Monday, June 20, 2022

My Mental Palate Cleansers - Stephen Mack Jones


        I love—absolutely love!—writing my “August Snow” thrillers. The writing itself is invigorating, frustrating, and always surprising. It’s an entertainment for me. A way of enlivening my rather modest life and informing me as to how I see and react to the world around me. And I think that’s also why I’ve always loved reading mysteries and thrillers; behind the bullets and explosions, beyond the poisoned body-counts and occasional sexual intrigue, there’s usually a story of human beings struggling to live a complete and honorable—or at least safely solitary--life in the face of seemingly insurmountable challenges. In so many words, these stories usually amount to ordinary men and woman facing off with extraordinary circumstances that will impact how they choose to live beyond the challenges and at what costs. Sometimes the heroes win and sometimes they lose—and the reader is left with a sense of where their own moral, ethical balance is, for better or worse, by the last paragraph.

        So, yes, I love mysteries and thrillers. Perhaps not all of them can be classified as “morality plays”, but the think a good deal of them can be. No different than books of any other genre.

        Recently, I delivered the manuscript for my fourth “August Snow” thriller to my publisher.

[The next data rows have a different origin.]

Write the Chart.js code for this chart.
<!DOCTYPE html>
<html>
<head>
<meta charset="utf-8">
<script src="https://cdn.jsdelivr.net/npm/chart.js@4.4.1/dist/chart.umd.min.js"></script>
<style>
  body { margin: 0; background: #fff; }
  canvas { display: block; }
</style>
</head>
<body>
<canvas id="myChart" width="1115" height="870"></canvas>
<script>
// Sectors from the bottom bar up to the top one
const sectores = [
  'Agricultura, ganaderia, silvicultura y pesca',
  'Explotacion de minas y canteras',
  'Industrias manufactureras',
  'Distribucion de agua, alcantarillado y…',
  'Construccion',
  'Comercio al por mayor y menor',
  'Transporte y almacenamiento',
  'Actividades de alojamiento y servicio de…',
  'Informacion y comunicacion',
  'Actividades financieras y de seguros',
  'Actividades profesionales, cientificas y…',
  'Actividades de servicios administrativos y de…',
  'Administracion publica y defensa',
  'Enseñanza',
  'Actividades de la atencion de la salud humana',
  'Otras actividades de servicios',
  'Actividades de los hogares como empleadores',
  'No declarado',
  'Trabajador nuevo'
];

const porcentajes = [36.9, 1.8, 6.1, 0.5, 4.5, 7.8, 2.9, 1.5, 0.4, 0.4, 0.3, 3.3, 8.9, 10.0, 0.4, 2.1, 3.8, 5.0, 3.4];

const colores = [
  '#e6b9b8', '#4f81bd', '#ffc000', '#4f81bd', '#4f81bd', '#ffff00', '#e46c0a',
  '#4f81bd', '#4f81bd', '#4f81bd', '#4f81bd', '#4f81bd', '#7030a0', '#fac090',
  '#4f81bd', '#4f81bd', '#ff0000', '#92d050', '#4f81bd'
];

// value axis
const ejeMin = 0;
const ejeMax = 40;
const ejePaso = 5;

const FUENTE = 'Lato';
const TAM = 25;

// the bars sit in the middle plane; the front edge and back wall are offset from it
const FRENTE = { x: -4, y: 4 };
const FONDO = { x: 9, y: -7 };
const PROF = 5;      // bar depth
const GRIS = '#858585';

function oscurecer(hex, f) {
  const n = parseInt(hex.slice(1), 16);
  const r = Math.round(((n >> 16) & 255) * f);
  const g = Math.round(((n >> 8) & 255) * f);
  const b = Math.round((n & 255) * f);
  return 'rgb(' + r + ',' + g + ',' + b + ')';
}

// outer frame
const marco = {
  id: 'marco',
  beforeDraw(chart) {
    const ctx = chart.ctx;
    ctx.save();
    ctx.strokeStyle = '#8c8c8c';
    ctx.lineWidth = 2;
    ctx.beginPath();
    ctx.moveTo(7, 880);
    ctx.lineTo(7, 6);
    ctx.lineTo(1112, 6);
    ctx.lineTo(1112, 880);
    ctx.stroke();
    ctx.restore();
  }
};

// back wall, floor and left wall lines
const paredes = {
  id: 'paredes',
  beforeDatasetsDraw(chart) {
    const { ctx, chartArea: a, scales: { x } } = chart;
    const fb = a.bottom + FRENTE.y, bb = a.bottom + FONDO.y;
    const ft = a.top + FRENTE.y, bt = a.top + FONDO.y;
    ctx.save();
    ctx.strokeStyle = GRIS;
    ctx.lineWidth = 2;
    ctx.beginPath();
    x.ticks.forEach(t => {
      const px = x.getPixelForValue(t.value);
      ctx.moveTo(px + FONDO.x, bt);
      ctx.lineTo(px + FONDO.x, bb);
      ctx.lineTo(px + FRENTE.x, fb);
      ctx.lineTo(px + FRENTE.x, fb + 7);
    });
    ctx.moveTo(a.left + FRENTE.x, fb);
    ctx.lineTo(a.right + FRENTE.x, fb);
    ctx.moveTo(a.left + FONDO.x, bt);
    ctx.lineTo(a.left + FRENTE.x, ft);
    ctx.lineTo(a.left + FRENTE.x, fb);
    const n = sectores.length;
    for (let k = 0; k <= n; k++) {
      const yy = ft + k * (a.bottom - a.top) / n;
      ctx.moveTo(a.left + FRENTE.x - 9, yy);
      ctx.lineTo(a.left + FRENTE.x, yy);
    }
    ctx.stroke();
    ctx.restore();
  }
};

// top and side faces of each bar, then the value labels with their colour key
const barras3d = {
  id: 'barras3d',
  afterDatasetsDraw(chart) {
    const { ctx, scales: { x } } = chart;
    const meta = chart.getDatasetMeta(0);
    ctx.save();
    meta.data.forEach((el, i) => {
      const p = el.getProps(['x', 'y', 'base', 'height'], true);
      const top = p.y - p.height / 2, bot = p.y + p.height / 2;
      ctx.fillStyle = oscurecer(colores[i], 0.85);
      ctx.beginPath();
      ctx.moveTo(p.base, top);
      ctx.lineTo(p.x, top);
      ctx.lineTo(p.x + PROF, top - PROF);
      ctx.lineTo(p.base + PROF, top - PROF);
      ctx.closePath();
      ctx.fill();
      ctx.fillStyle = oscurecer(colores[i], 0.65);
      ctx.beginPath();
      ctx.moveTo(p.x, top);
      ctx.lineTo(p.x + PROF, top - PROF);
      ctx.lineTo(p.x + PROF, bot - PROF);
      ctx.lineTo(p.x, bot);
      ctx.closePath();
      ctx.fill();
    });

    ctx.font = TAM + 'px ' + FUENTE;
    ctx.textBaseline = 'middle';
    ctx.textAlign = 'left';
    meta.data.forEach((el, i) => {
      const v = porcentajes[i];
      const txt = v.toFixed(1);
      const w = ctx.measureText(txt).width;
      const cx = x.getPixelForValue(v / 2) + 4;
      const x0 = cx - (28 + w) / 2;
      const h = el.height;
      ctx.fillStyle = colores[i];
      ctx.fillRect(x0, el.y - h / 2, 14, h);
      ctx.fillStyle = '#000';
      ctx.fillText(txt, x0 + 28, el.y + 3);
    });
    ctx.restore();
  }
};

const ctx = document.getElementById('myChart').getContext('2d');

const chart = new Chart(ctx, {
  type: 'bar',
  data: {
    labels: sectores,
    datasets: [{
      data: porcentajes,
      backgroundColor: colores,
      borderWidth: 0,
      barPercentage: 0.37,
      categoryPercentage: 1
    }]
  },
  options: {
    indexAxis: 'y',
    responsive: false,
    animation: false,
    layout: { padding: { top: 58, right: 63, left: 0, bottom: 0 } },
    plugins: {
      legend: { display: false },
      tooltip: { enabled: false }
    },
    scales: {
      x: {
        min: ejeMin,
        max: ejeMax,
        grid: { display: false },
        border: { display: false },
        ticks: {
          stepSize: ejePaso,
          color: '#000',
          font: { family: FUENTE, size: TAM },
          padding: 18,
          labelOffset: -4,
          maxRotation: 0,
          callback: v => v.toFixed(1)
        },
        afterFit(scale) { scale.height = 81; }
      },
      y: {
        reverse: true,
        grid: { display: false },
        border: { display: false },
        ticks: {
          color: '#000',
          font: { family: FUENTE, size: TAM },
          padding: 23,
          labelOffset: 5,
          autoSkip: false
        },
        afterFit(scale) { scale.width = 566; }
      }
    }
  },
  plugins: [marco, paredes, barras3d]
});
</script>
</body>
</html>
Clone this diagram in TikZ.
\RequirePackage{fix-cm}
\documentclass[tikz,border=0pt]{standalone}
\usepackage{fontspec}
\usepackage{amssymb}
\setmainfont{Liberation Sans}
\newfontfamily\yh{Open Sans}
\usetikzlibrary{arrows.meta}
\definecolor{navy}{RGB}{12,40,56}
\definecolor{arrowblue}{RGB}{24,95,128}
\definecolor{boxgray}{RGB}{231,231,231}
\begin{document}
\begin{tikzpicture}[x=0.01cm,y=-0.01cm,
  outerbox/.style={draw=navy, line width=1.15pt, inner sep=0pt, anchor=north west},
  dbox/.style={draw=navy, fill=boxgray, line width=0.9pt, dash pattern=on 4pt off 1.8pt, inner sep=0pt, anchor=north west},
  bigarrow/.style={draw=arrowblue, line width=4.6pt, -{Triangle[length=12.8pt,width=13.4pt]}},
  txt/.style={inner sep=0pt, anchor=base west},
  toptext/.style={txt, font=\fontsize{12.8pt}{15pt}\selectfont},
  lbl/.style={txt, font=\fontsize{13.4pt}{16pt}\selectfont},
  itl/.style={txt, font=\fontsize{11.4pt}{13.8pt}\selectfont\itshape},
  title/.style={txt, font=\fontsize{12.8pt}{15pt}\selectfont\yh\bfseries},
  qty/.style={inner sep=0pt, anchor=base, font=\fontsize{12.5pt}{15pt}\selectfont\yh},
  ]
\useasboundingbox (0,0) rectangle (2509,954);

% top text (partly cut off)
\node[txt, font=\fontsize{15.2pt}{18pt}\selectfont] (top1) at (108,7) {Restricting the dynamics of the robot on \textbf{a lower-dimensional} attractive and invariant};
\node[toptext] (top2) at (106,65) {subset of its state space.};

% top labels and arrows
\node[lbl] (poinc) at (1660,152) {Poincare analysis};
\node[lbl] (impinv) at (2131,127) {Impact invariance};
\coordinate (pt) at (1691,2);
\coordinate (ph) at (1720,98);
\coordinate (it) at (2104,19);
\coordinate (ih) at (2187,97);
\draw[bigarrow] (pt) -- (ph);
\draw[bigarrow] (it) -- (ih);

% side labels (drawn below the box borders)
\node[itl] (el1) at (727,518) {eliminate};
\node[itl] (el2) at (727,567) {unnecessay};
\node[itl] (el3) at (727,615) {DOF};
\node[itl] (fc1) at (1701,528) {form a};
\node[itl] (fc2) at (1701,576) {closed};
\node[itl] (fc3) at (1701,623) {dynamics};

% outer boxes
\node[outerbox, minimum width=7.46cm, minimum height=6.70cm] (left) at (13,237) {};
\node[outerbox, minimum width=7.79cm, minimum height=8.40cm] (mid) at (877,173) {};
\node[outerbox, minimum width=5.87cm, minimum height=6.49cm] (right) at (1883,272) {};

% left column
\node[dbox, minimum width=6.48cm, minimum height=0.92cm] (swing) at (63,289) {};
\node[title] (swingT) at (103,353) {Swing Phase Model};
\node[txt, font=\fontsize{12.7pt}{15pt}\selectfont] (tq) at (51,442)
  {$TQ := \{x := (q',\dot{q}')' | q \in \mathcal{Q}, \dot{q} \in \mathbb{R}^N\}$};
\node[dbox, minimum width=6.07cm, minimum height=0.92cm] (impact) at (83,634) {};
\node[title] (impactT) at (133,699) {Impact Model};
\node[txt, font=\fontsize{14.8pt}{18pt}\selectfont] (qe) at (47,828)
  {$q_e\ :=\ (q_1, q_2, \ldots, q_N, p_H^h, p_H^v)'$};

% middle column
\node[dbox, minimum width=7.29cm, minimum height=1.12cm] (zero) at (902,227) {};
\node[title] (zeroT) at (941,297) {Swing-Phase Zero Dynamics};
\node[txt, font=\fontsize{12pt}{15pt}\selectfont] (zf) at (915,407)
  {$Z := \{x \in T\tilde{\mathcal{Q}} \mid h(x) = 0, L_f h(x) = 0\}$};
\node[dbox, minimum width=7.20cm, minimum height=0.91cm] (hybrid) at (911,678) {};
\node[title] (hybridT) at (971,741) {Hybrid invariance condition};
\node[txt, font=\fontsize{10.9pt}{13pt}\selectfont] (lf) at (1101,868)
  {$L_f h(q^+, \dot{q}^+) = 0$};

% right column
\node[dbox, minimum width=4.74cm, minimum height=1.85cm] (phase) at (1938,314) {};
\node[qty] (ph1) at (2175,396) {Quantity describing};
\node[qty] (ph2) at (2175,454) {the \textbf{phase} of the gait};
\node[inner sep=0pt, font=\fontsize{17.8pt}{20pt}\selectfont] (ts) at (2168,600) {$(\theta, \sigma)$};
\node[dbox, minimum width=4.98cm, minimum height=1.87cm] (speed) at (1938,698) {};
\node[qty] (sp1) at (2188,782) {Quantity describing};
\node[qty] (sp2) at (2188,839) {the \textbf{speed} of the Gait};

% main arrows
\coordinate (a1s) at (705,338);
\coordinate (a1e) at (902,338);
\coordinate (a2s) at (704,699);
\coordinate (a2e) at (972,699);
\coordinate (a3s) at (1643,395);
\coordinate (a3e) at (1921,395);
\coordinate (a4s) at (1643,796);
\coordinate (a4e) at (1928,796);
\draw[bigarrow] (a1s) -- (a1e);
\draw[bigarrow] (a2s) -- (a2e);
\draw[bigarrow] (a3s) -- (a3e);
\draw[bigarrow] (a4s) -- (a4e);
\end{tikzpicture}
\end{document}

Its tentatively titled DEUS X—but we’ll see what the fine folks in the marketing department say. (I tend to make the marketing folks nervous with my titles, like the time I titled a crime novel based on undocumented immigration and the fast-and-legally-loose OK Corral tactics of Immigration and Customs Enforcement: Bad Hombres. According to my esteemed editor, I should have been able to have heard the conference room “discussion” some 500-miles away without benefit of a phone.)

        Between the writing of my books, do I read a lot of crime fiction?


        And no.

        I mostly like to take a break from reading crime fiction between the completion of my own books. Of course, brilliant writers like Josh Stallings and Cheryl A. Head and S.A. Cosby and C. Matthew Smith and Abby Vandiver and Amina Ahktar and Tracy Clark and Chris Offhutt, etc., make this difficult considering their astounding output of highly entertaining crime fiction. But honestly, I do prefer a “palate cleanser” between the completion of my twisted criminal tales.

        Mostly, I revert back to poetry.

        Yeah, poetry.

        Folks like Pablo Neruda and Dylan Thomas and Nikki Giovanni, Sean Haney and Langston Hughes. I go back to poetry to rekindle my love for and curiosity about words. The color and economy of words. The shape and gravity of words. The simplicity and inner secrets of words. What poets achieve, in my modest estimation, is a miracle of emotional/intellectual storytelling in a minimum of space/time. You can hold a poem in the palm of your hand and see the universe.

        As of late, I’ve also been on a binge of recollecting and rereading a book series from my youth: the Mike Mars YA series by Donald A. Wollhiem, a sci-fi novelist contemporary of Ray Bradbury and Isaac Asimov. These were simple novels complete with the occasional illustration. They were U.S. Air Force-approved adventures revolving around the early days of the X-15 super-jet, the Mercury space capsule and the Dyna-Soar, a precursory to the Space Shuttle. Stories that ignited my youthful imagination and took my breath away.

        A month’s worth of home-chore allowance was enough for me to afford each new Mike Mars’ hardbound adventures.

        These days I have to check our savings account and 401(k) to make sure I can afford a “fine” or “near fine” collector’s edition.

        So, until the next August Snow thriller, DEUS X, appears on a bookshelf near you, I’ll be contemplating the poetry of Rainier Maria Rilke or Octavio Paz . . .

        . . . that is, until I get the urge to open my laptop and murder the living hell out of somebody.



Susan C Shea said...

I love reading poetry too, although I feel like a sludge writer after reading a Langston Hughes poem, or a couple set in the woods by Mary Oliver. And I am awestruck every time I re-read Rita Dove's "Motherhood," which is as fine and shocking as an entire short story could be. Good to be hearing your voice here!

Josh Stallings said...

Great post!
Thank you for placing me alongside such brilliant authors. And as you know, your amazing books have stolen nights I should be working.

Poetry! Yes,I was raised on Dylan Thomas, hell my son is named after the guy. Growing up I read poetry and plays more than fiction. As a slow reading dyslexic I loved how Much information was was packed into so few words.

Yesterday Erika sang in a choir as part of a Summer Celebration, one of the readings was a short piece by Amanda Gorman. I was moved to tears. What power words have. Thank you for reminding me to go back to the source.

Catriona McPherson said...

Some of these poets are new to me, Steve - so I'll be checking them out. My favourites beyond the standards are Kathleen Jamie and Vicki Feaver. Feaver has a poem about ironing as a metaphor for remaking a life that makes my heart soar.